-- START OF INFORMATION SHOWN --

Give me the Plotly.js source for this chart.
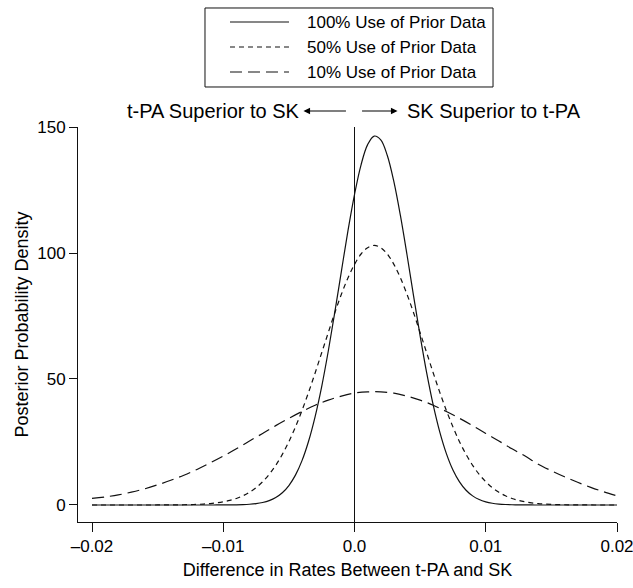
<!DOCTYPE html>
<html>
<head>
<meta charset="utf-8">
<script src="https://cdn.plot.ly/plotly-3.0.1.min.js"></script>
<style>html,body{margin:0;padding:0;background:#fff;}#chart{width:633px;height:588px;}</style>
</head>
<body>
<div id="chart"></div>
<script>
// fine x grid (step 0.0005) for the two narrow curves
const xFine = [-0.0200,-0.0195,-0.0190,-0.0185,-0.0180,-0.0175,-0.0170,-0.0165,-0.0160,-0.0155,
  -0.0150,-0.0145,-0.0140,-0.0135,-0.0130,-0.0125,-0.0120,-0.0115,-0.0110,-0.0105,
  -0.0100,-0.0095,-0.0090,-0.0085,-0.0080,-0.0075,-0.0070,-0.0065,-0.0060,-0.0055,
  -0.0050,-0.0045,-0.0040,-0.0035,-0.0030,-0.0025,-0.0020,-0.0015,-0.0010,-0.0005,
  0.0000,0.0005,0.0010,0.0015,0.0020,0.0025,0.0030,0.0035,0.0040,0.0045,
  0.0050,0.0055,0.0060,0.0065,0.0070,0.0075,0.0080,0.0085,0.0090,0.0095,
  0.0100,0.0105,0.0110,0.0115,0.0120,0.0125,0.0130,0.0135,0.0140,0.0145,
  0.0150,0.0155,0.0160,0.0165,0.0170,0.0175,0.0180,0.0185,0.0190,0.0195,0.0200];

// coarse x grid (step 0.001) for the wide curve
const xCoarse = [-0.020,-0.019,-0.018,-0.017,-0.016,-0.015,-0.014,-0.013,-0.012,-0.011,
  -0.010,-0.009,-0.008,-0.007,-0.006,-0.005,-0.004,-0.003,-0.002,-0.001,
  0.000,0.001,0.002,0.003,0.004,0.005,0.006,0.007,0.008,0.009,
  0.010,0.011,0.012,0.013,0.014,0.015,0.016,0.017,0.018,0.019,0.020];

const prior100 = [0,0,0,0,0,0,0,0,0,0,
  0,0,0,0,0,0,0,0,0,0.01,
  0.02,0.04,0.07,0.15,0.29,0.54,0.99,1.74,2.96,4.86,
  7.72,11.84,17.6,25.3,35.1,47.0,61.0,76.5,92.7,108.8,
  123.2,135.0,143.0,146.4,144.9,138.7,128.3,114.8,99.3,83.0,
  67.1,52.4,39.6,28.9,20.4,13.9,9.2,5.86,3.62,2.16,
  1.25,0.69,0.37,0.19,0.10,0.05,0.02,0.01,0,0,
  0,0,0,0,0,0,0,0,0,0,0];

const prior50 = [0,0,0,0,0,0,0,0,0,0,
  0.01,0.02,0.03,0.06,0.09,0.15,0.23,0.37,0.56,0.84,
  1.25,1.81,2.59,3.66,5.06,6.89,9.23,12.15,15.75,20.07,
  25.13,30.96,37.52,44.7,52.4,60.4,68.4,76.3,83.6,90.1,
  95.5,99.6,102.1,103.0,102.1,99.6,95.5,90.1,83.6,76.3,
  68.4,60.4,52.4,44.7,37.5,31.0,25.1,20.1,15.75,12.15,
  9.23,6.89,5.06,3.66,2.59,1.81,1.25,0.84,0.56,0.37,
  0.23,0.15,0.09,0.06,0.03,0.02,0.01,0,0,0,0];

const prior10 = [2.6,3.2,4.0,5.1,6.4,8.0,9.8,11.8,14.1,16.7,
  19.4,22.3,25.4,28.4,31.5,34.4,37.1,39.6,41.6,43.2,
  44.4,44.9,44.9,44.4,43.2,41.6,39.6,37.1,34.4,31.5,
  28.4,25.4,22.3,19.4,16.2,13.6,11.2,9.0,7.0,5.2,3.6];

const seriesNames = ["100% Use of Prior Data", "50% Use of Prior Data", "10% Use of Prior Data"];
const seriesDash = ["solid", "5px,4px", "12px,6px"];
const xTickVals = [-0.02, -0.01, 0, 0.01, 0.02];
const xTickText = ["\u20130.02", "\u20130.01", "0.0", "0.01", "0.02"];
const yTickVals = [0, 50, 100, 150];

const FONT = "Arial, 'Liberation Sans', Helvetica, sans-serif";
const INK = "#000";
const LINE = "#111";

const seriesX = [xFine, xFine, xCoarse];
const seriesY = [prior100, prior50, prior10];
const traces = seriesY.map((ys, i) => ({
  type: "scatter", mode: "lines", x: seriesX[i], y: ys, name: seriesNames[i],
  line: {color: LINE, width: 1.2, dash: seriesDash[i], shape: "spline", smoothing: 1},
  hoverinfo: "skip", showlegend: false
}));

// Legend drawn as a framed box
const legX0 = 0.2356, legX1 = 0.770, legY0 = 1.1013, legY1 = 1.3013;
const legRows = [1.2658, 1.2025, 1.1392];
const shapes = [
  {type: "line", xref: "x", yref: "paper", x0: 0, x1: 0, y0: 0, y1: 1,
   line: {color: LINE, width: 1}},
  {type: "rect", xref: "paper", yref: "paper", x0: legX0, x1: legX1, y0: legY0, y1: legY1,
   line: {color: LINE, width: 1}, fillcolor: "rgba(0,0,0,0)"}
];
const annotations = [];
legRows.forEach((ry, i) => {
  shapes.push({type: "line", xref: "paper", yref: "paper", x0: 0.282, x1: 0.3915, y0: ry, y1: ry,
    line: {color: LINE, width: 1.2, dash: seriesDash[i]}});
  annotations.push({xref: "paper", yref: "paper", x: 0.4212, y: ry, xanchor: "left", yanchor: "middle",
    text: seriesNames[i], showarrow: false, font: {family: FONT, size: 17, color: INK}});
});

annotations.push(
  {xref: "x", yref: "paper", x: 0, xshift: -53, y: 1.0405, xanchor: "right", yanchor: "middle",
   text: "t-PA Superior to SK", showarrow: false, font: {family: FONT, size: 20, color: INK}},
  {xref: "x", yref: "paper", x: 0, xshift: 50, y: 1.0405, xanchor: "left", yanchor: "middle",
   text: "SK Superior to t-PA", showarrow: false, font: {family: FONT, size: 20, color: INK}},
  {xref: "x", yref: "paper", x: -0.00389, y: 1.0405, axref: "pixel", ayref: "pixel", ax: 44, ay: 0,
   text: "", showarrow: true, arrowhead: 2, arrowsize: 1.1, arrowwidth: 1.2, arrowcolor: INK},
  {xref: "x", yref: "paper", x: 0.00328, y: 1.0405, axref: "pixel", ayref: "pixel", ax: -37, ay: 0,
   text: "", showarrow: true, arrowhead: 2, arrowsize: 1.1, arrowwidth: 1.2, arrowcolor: INK}
);

const layout = {
  width: 633, height: 588,
  margin: {l: 78, r: 16, t: 127, b: 66},
  paper_bgcolor: "#fff", plot_bgcolor: "#fff",
  font: {family: FONT, size: 16, color: INK},
  showlegend: false,
  xaxis: {
    range: [-0.021067, 0.02], tickvals: xTickVals, ticktext: xTickText,
    showline: true, linecolor: LINE, linewidth: 1, ticks: "outside", ticklen: 9, tickwidth: 1, tickcolor: LINE,
    showgrid: false, zeroline: false, ticklabeloverflow: "allow",
    tickfont: {family: FONT, size: 17, color: INK},
    title: {text: "Difference in Rates Between t-PA and SK", font: {family: FONT, size: 18, color: INK}, standoff: 7}
  },
  yaxis: {
    range: [-6.75, 150], tickvals: yTickVals,
    showline: true, linecolor: LINE, linewidth: 1, ticks: "outside", ticklen: 8, tickwidth: 1, tickcolor: LINE,
    showgrid: false, zeroline: false, ticklabeloverflow: "allow",
    tickfont: {family: FONT, size: 17, color: INK},
    title: {text: "Posterior Probability Density", font: {family: FONT, size: 18, color: INK}, standoff: 3}
  },
  shapes: shapes,
  annotations: annotations
};

Plotly.newPlot("chart", traces, layout, {displayModeBar: false, staticPlot: true});
</script>
</body>
</html>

-- END OF INFORMATION SHOWN --

Quote the full listing above word for word; exclude every picture from the copy.

Give me the Plotly.js source for this chart.
<!DOCTYPE html>
<html>
<head>
<meta charset="utf-8">
<script src="https://cdn.plot.ly/plotly-3.0.1.min.js"></script>
<style>html,body{margin:0;padding:0;background:#fff;}#chart{width:633px;height:588px;}</style>
</head>
<body>
<div id="chart"></div>
<script>
// fine x grid (step 0.0005) for the two narrow curves
const xFine = [-0.0200,-0.0195,-0.0190,-0.0185,-0.0180,-0.0175,-0.0170,-0.0165,-0.0160,-0.0155,
  -0.0150,-0.0145,-0.0140,-0.0135,-0.0130,-0.0125,-0.0120,-0.0115,-0.0110,-0.0105,
  -0.0100,-0.0095,-0.0090,-0.0085,-0.0080,-0.0075,-0.0070,-0.0065,-0.0060,-0.0055,
  -0.0050,-0.0045,-0.0040,-0.0035,-0.0030,-0.0025,-0.0020,-0.0015,-0.0010,-0.0005,
  0.0000,0.0005,0.0010,0.0015,0.0020,0.0025,0.0030,0.0035,0.0040,0.0045,
  0.0050,0.0055,0.0060,0.0065,0.0070,0.0075,0.0080,0.0085,0.0090,0.0095,
  0.0100,0.0105,0.0110,0.0115,0.0120,0.0125,0.0130,0.0135,0.0140,0.0145,
  0.0150,0.0155,0.0160,0.0165,0.0170,0.0175,0.0180,0.0185,0.0190,0.0195,0.0200];

// coarse x grid (step 0.001) for the wide curve
const xCoarse = [-0.020,-0.019,-0.018,-0.017,-0.016,-0.015,-0.014,-0.013,-0.012,-0.011,
  -0.010,-0.009,-0.008,-0.007,-0.006,-0.005,-0.004,-0.003,-0.002,-0.001,
  0.000,0.001,0.002,0.003,0.004,0.005,0.006,0.007,0.008,0.009,
  0.010,0.011,0.012,0.013,0.014,0.015,0.016,0.017,0.018,0.019,0.020];

const prior100 = [0,0,0,0,0,0,0,0,0,0,
  0,0,0,0,0,0,0,0,0,0.01,
  0.02,0.04,0.07,0.15,0.29,0.54,0.99,1.74,2.96,4.86,
  7.72,11.84,17.6,25.3,35.1,47.0,61.0,76.5,92.7,108.8,
  123.2,135.0,143.0,146.4,144.9,138.7,128.3,114.8,99.3,83.0,
  67.1,52.4,39.6,28.9,20.4,13.9,9.2,5.86,3.62,2.16,
  1.25,0.69,0.37,0.19,0.10,0.05,0.02,0.01,0,0,
  0,0,0,0,0,0,0,0,0,0,0];

const prior50 = [0,0,0,0,0,0,0,0,0,0,
  0.01,0.02,0.03,0.06,0.09,0.15,0.23,0.37,0.56,0.84,
  1.25,1.81,2.59,3.66,5.06,6.89,9.23,12.15,15.75,20.07,
  25.13,30.96,37.52,44.7,52.4,60.4,68.4,76.3,83.6,90.1,
  95.5,99.6,102.1,103.0,102.1,99.6,95.5,90.1,83.6,76.3,
  68.4,60.4,52.4,44.7,37.5,31.0,25.1,20.1,15.75,12.15,
  9.23,6.89,5.06,3.66,2.59,1.81,1.25,0.84,0.56,0.37,
  0.23,0.15,0.09,0.06,0.03,0.02,0.01,0,0,0,0];

const prior10 = [2.6,3.2,4.0,5.1,6.4,8.0,9.8,11.8,14.1,16.7,
  19.4,22.3,25.4,28.4,31.5,34.4,37.1,39.6,41.6,43.2,
  44.4,44.9,44.9,44.4,43.2,41.6,39.6,37.1,34.4,31.5,
  28.4,25.4,22.3,19.4,16.2,13.6,11.2,9.0,7.0,5.2,3.6];

const seriesNames = ["100% Use of Prior Data", "50% Use of Prior Data", "10% Use of Prior Data"];
const seriesDash = ["solid", "5px,4px", "12px,6px"];
const xTickVals = [-0.02, -0.01, 0, 0.01, 0.02];
const xTickText = ["\u20130.02", "\u20130.01", "0.0", "0.01", "0.02"];
const yTickVals = [0, 50, 100, 150];

const FONT = "Arial, 'Liberation Sans', Helvetica, sans-serif";
const INK = "#000";
const LINE = "#111";

const seriesX = [xFine, xFine, xCoarse];
const seriesY = [prior100, prior50, prior10];
const traces = seriesY.map((ys, i) => ({
  type: "scatter", mode: "lines", x: seriesX[i], y: ys, name: seriesNames[i],
  line: {color: LINE, width: 1.2, dash: seriesDash[i], shape: "spline", smoothing: 1},
  hoverinfo: "skip", showlegend: false
}));

// Legend drawn as a framed box
const legX0 = 0.2356, legX1 = 0.770, legY0 = 1.1013, legY1 = 1.3013;
const legRows = [1.2658, 1.2025, 1.1392];
const shapes = [
  {type: "line", xref: "x", yref: "paper", x0: 0, x1: 0, y0: 0, y1: 1,
   line: {color: LINE, width: 1}},
  {type: "rect", xref: "paper", yref: "paper", x0: legX0, x1: legX1, y0: legY0, y1: legY1,
   line: {color: LINE, width: 1}, fillcolor: "rgba(0,0,0,0)"}
];
const annotations = [];
legRows.forEach((ry, i) => {
  shapes.push({type: "line", xref: "paper", yref: "paper", x0: 0.282, x1: 0.3915, y0: ry, y1: ry,
    line: {color: LINE, width: 1.2, dash: seriesDash[i]}});
  annotations.push({xref: "paper", yref: "paper", x: 0.4212, y: ry, xanchor: "left", yanchor: "middle",
    text: seriesNames[i], showarrow: false, font: {family: FONT, size: 17, color: INK}});
});

annotations.push(
  {xref: "x", yref: "paper", x: 0, xshift: -53, y: 1.0405, xanchor: "right", yanchor: "middle",
   text: "t-PA Superior to SK", showarrow: false, font: {family: FONT, size: 20, color: INK}},
  {xref: "x", yref: "paper", x: 0, xshift: 50, y: 1.0405, xanchor: "left", yanchor: "middle",
   text: "SK Superior to t-PA", showarrow: false, font: {family: FONT, size: 20, color: INK}},
  {xref: "x", yref: "paper", x: -0.00389, y: 1.0405, axref: "pixel", ayref: "pixel", ax: 44, ay: 0,
   text: "", showarrow: true, arrowhead: 2, arrowsize: 1.1, arrowwidth: 1.2, arrowcolor: INK},
  {xref: "x", yref: "paper", x: 0.00328, y: 1.0405, axref: "pixel", ayref: "pixel", ax: -37, ay: 0,
   text: "", showarrow: true, arrowhead: 2, arrowsize: 1.1, arrowwidth: 1.2, arrowcolor: INK}
);

const layout = {
  width: 633, height: 588,
  margin: {l: 78, r: 16, t: 127, b: 66},
  paper_bgcolor: "#fff", plot_bgcolor: "#fff",
  font: {family: FONT, size: 16, color: INK},
  showlegend: false,
  xaxis: {
    range: [-0.021067, 0.02], tickvals: xTickVals, ticktext: xTickText,
    showline: true, linecolor: LINE, linewidth: 1, ticks: "outside", ticklen: 9, tickwidth: 1, tickcolor: LINE,
    showgrid: false, zeroline: false, ticklabeloverflow: "allow",
    tickfont: {family: FONT, size: 17, color: INK},
    title: {text: "Difference in Rates Between t-PA and SK", font: {family: FONT, size: 18, color: INK}, standoff: 7}
  },
  yaxis: {
    range: [-6.75, 150], tickvals: yTickVals,
    showline: true, linecolor: LINE, linewidth: 1, ticks: "outside", ticklen: 8, tickwidth: 1, tickcolor: LINE,
    showgrid: false, zeroline: false, ticklabeloverflow: "allow",
    tickfont: {family: FONT, size: 17, color: INK},
    title: {text: "Posterior Probability Density", font: {family: FONT, size: 18, color: INK}, standoff: 3}
  },
  shapes: shapes,
  annotations: annotations
};

Plotly.newPlot("chart", traces, layout, {displayModeBar: false, staticPlot: true});
</script>
</body>
</html>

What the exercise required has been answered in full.